Defining Your PQL Criteria
PQL criteria must be defined through data analysis of your specific product and customer base — there is no universal PQL definition. Start by identifying the behaviors that distinguish users who convert to paid from those who don't. Analyze cohorts of converted and non-converted trial or freemium users to find statistically significant behavioral differences. Common PQL indicators include reaching a usage threshold (creating X projects, sending Y messages, processing Z transactions), completing key activation milestones (connecting integrations, inviting team members, building first workflow), and demonstrating habitual usage patterns (returning on consecutive days, using the product during work hours, accessing advanced features). Combine product usage signals with firmographic fit — a user from an ICP-matching company who reaches activation milestones is a stronger PQL than an individual user from a non-target segment. Document PQL criteria explicitly and share with both marketing and sales teams to ensure alignment on what constitutes a product-qualified opportunity.
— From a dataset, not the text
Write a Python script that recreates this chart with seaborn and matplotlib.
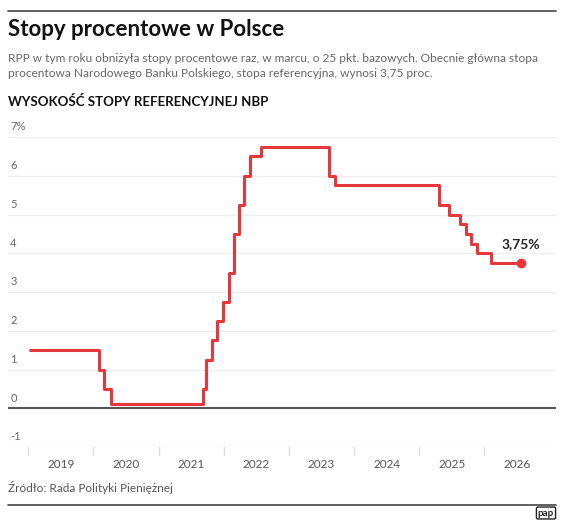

Behavioral Scoring Models for PQLs
Behavioral scoring models quantify product engagement into actionable lead scores that prioritize sales outreach. Assign point values to product actions based on their correlation with conversion — high-value actions (inviting team members, connecting data sources, upgrading from free features) receive more points than low-value actions (logging in, viewing settings, browsing documentation). Build composite scores combining engagement depth (how much they use the product), engagement breadth (how many features they explore), engagement recency (when they last used the product), and engagement frequency (how often they return). Implement scoring decay — reduce scores for users who become inactive to prevent stale PQLs from cluttering sales queues. Set PQL threshold scores validated against historical conversion data — the threshold should balance volume (enough PQLs to keep sales productive) with quality (high enough conversion rates to justify outreach). Integrate behavioral scoring with your CRM so sales teams see [lead scores](/services/marketing) alongside account information and can prioritize their pipeline accordingly.
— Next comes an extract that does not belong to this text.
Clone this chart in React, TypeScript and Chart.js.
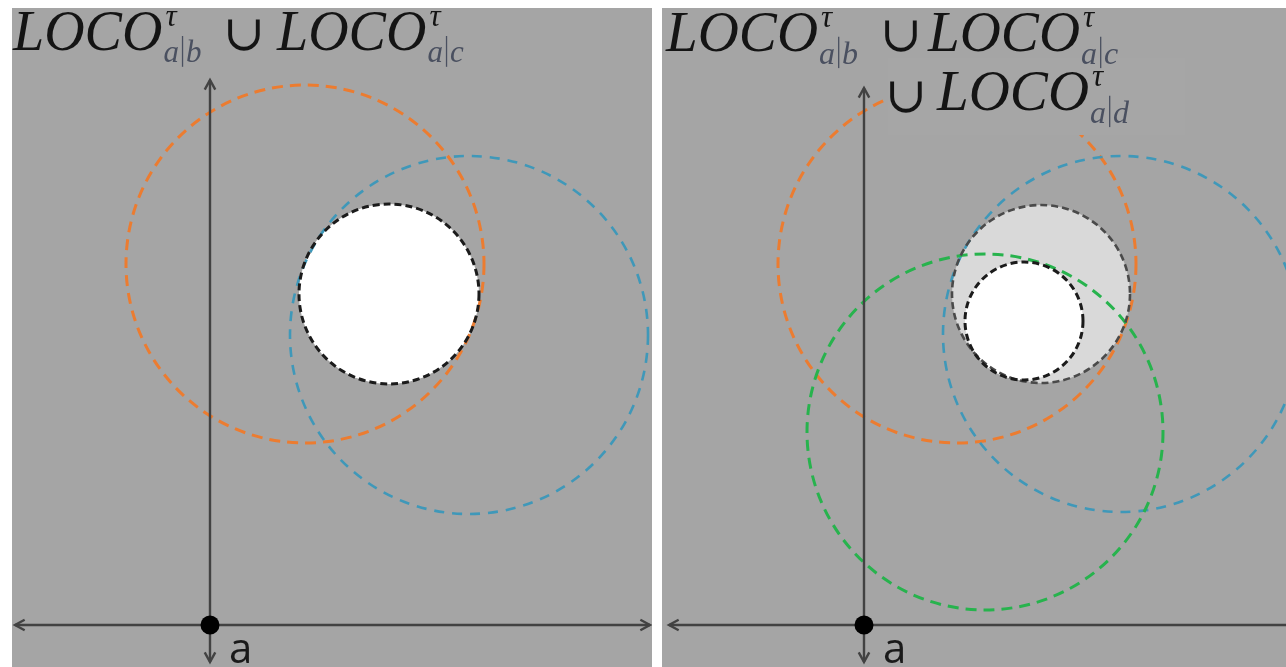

PQL-to-Sales Handoff Process
The PQL-to-sales handoff process determines whether product engagement translates into revenue conversations. Configure automated alerts that notify sales representatives when users cross PQL thresholds — include context about the user's product behavior, company information, and specific features they've engaged with. Route PQLs to appropriate sales resources based on account value, geography, and product usage patterns — enterprise accounts showing team-level adoption warrant senior account executive attention while individual users may receive automated upgrade prompts. Equip sales teams with product usage dashboards showing each PQL's specific engagement history — which features they used, which workflows they completed, and where they encountered limitations. Train sales representatives to reference product usage in outreach — messaging like 'I noticed your team has been building dashboards in the platform — I'd love to show you how our analytics suite could help you do even more' converts better than generic sales pitches. Define follow-up cadences — PQLs should receive initial outreach within hours of qualification, not days.
Marketing Programs That Create PQLs
Marketing programs should be designed to create PQLs by driving product adoption rather than just capturing contact information. In-product marketing — feature announcements, usage tips, and upgrade prompts delivered within the product experience — reaches users at moments of engagement. Lifecycle email campaigns guide free users toward activation milestones that qualify them as PQLs — each email should drive a specific in-product action rather than linking to external content. Educational content (tutorials, use case guides, template libraries) reduces the effort required to reach PQL-qualifying behaviors. Community programs create peer motivation and use case inspiration that drives deeper product exploration. Product-led [content marketing](/services/marketing/content-marketing) creates SEO-driven content around specific product use cases, attracting users who discover the product through search and convert through self-serve signup. Design upgrade triggers within the product experience — when free users encounter premium feature gates at moments of need, the upgrade motivation is highest because they are trying to accomplish a specific task.
PQL Program Measurement and Iteration
PQL program measurement validates scoring accuracy and optimizes the entire product-to-revenue pipeline. Track PQL conversion rates — the percentage of PQLs that become paid customers — and compare against MQL conversion rates to demonstrate PQL program value. Measure time-to-conversion from PQL qualification to closed deal, and analyze whether sales follow-up speed correlates with conversion rates. Monitor scoring model accuracy through precision (percentage of PQLs that actually convert) and recall (percentage of converters that were identified as PQLs) metrics. Analyze false negatives — users who converted but were never flagged as PQLs — to identify missing behavioral signals in your scoring model. Review false positives — users flagged as PQLs who never converted — to refine scoring thresholds and criteria. Track PQL volume trends and conversion rates over time to identify seasonal patterns and the impact of product changes on lead quality. Calculate PQL channel economics — customer acquisition cost for PQL-sourced customers versus MQL-sourced customers — to justify continued investment in product-led [marketing strategies](/services/marketing) and guide budget allocation between traditional and product-led approaches.